» **What is asked**:
Copy the data below exactly.

>> Start Data lines

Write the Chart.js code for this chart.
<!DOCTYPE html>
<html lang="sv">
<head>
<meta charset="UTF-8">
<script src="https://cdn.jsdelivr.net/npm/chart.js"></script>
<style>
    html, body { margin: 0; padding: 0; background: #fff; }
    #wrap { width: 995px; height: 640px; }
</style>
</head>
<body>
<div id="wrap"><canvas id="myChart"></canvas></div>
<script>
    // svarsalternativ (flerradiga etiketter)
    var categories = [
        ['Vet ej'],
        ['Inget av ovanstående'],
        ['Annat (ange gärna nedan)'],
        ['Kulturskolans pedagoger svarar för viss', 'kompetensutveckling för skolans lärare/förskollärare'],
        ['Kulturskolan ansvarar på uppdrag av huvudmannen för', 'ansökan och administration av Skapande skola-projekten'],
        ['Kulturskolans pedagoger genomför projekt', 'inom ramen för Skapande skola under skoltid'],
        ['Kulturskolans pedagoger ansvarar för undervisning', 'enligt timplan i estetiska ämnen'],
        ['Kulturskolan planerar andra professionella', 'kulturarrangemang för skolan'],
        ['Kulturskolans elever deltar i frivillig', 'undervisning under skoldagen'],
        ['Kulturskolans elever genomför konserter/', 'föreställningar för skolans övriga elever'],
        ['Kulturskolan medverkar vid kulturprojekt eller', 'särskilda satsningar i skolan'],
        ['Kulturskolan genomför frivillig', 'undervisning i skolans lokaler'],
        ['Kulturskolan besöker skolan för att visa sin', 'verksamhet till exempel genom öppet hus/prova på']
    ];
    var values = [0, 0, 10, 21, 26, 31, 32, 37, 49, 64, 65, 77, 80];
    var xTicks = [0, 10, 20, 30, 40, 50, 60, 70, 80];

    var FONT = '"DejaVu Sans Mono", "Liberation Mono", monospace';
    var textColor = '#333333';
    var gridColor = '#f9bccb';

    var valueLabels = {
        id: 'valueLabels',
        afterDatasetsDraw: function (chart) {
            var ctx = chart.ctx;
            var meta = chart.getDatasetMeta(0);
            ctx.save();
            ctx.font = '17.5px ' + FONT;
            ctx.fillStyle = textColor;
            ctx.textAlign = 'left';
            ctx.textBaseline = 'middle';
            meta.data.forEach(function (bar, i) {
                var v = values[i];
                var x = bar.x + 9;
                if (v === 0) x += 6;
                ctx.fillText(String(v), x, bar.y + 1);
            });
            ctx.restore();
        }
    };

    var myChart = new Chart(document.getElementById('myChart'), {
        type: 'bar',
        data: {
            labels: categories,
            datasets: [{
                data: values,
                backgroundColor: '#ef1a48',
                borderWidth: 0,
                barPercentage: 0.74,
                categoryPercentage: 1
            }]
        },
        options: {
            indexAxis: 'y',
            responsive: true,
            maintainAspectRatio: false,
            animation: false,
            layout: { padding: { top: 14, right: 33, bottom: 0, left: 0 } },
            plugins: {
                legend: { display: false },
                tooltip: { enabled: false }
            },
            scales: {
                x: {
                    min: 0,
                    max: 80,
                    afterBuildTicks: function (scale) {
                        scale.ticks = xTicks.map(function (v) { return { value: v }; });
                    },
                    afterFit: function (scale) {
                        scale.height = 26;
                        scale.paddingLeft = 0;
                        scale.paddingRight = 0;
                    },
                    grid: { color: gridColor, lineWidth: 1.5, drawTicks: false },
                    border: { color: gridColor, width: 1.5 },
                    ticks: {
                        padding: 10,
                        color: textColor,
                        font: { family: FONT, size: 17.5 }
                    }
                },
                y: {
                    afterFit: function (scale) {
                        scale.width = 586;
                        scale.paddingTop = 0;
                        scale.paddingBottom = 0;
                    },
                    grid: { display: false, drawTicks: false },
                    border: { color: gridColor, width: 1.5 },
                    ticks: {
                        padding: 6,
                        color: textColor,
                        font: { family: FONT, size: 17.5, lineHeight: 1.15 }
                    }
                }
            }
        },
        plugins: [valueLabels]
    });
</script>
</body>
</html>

>> End Data lines

» **Output**:
Write the Chart.js code for this chart.
<!DOCTYPE html>
<html lang="sv">
<head>
<meta charset="UTF-8">
<script src="https://cdn.jsdelivr.net/npm/chart.js"></script>
<style>
    html, body { margin: 0; padding: 0; background: #fff; }
    #wrap { width: 995px; height: 640px; }
</style>
</head>
<body>
<div id="wrap"><canvas id="myChart"></canvas></div>
<script>
    // svarsalternativ (flerradiga etiketter)
    var categories = [
        ['Vet ej'],
        ['Inget av ovanstående'],
        ['Annat (ange gärna nedan)'],
        ['Kulturskolans pedagoger svarar för viss', 'kompetensutveckling för skolans lärare/förskollärare'],
        ['Kulturskolan ansvarar på uppdrag av huvudmannen för', 'ansökan och administration av Skapande skola-projekten'],
        ['Kulturskolans pedagoger genomför projekt', 'inom ramen för Skapande skola under skoltid'],
        ['Kulturskolans pedagoger ansvarar för undervisning', 'enligt timplan i estetiska ämnen'],
        ['Kulturskolan planerar andra professionella', 'kulturarrangemang för skolan'],
        ['Kulturskolans elever deltar i frivillig', 'undervisning under skoldagen'],
        ['Kulturskolans elever genomför konserter/', 'föreställningar för skolans övriga elever'],
        ['Kulturskolan medverkar vid kulturprojekt eller', 'särskilda satsningar i skolan'],
        ['Kulturskolan genomför frivillig', 'undervisning i skolans lokaler'],
        ['Kulturskolan besöker skolan för att visa sin', 'verksamhet till exempel genom öppet hus/prova på']
    ];
    var values = [0, 0, 10, 21, 26, 31, 32, 37, 49, 64, 65, 77, 80];
    var xTicks = [0, 10, 20, 30, 40, 50, 60, 70, 80];

    var FONT = '"DejaVu Sans Mono", "Liberation Mono", monospace';
    var textColor = '#333333';
    var gridColor = '#f9bccb';

    var valueLabels = {
        id: 'valueLabels',
        afterDatasetsDraw: function (chart) {
            var ctx = chart.ctx;
            var meta = chart.getDatasetMeta(0);
            ctx.save();
            ctx.font = '17.5px ' + FONT;
            ctx.fillStyle = textColor;
            ctx.textAlign = 'left';
            ctx.textBaseline = 'middle';
            meta.data.forEach(function (bar, i) {
                var v = values[i];
                var x = bar.x + 9;
                if (v === 0) x += 6;
                ctx.fillText(String(v), x, bar.y + 1);
            });
            ctx.restore();
        }
    };

    var myChart = new Chart(document.getElementById('myChart'), {
        type: 'bar',
        data: {
            labels: categories,
            datasets: [{
                data: values,
                backgroundColor: '#ef1a48',
                borderWidth: 0,
                barPercentage: 0.74,
                categoryPercentage: 1
            }]
        },
        options: {
            indexAxis: 'y',
            responsive: true,
            maintainAspectRatio: false,
            animation: false,
            layout: { padding: { top: 14, right: 33, bottom: 0, left: 0 } },
            plugins: {
                legend: { display: false },
                tooltip: { enabled: false }
            },
            scales: {
                x: {
                    min: 0,
                    max: 80,
                    afterBuildTicks: function (scale) {
                        scale.ticks = xTicks.map(function (v) { return { value: v }; });
                    },
                    afterFit: function (scale) {
                        scale.height = 26;
                        scale.paddingLeft = 0;
                        scale.paddingRight = 0;
                    },
                    grid: { color: gridColor, lineWidth: 1.5, drawTicks: false },
                    border: { color: gridColor, width: 1.5 },
                    ticks: {
                        padding: 10,
                        color: textColor,
                        font: { family: FONT, size: 17.5 }
                    }
                },
                y: {
                    afterFit: function (scale) {
                        scale.width = 586;
                        scale.paddingTop = 0;
                        scale.paddingBottom = 0;
                    },
                    grid: { display: false, drawTicks: false },
                    border: { color: gridColor, width: 1.5 },
                    ticks: {
                        padding: 6,
                        color: textColor,
                        font: { family: FONT, size: 17.5, lineHeight: 1.15 }
                    }
                }
            }
        },
        plugins: [valueLabels]
    });
</script>
</body>
</html>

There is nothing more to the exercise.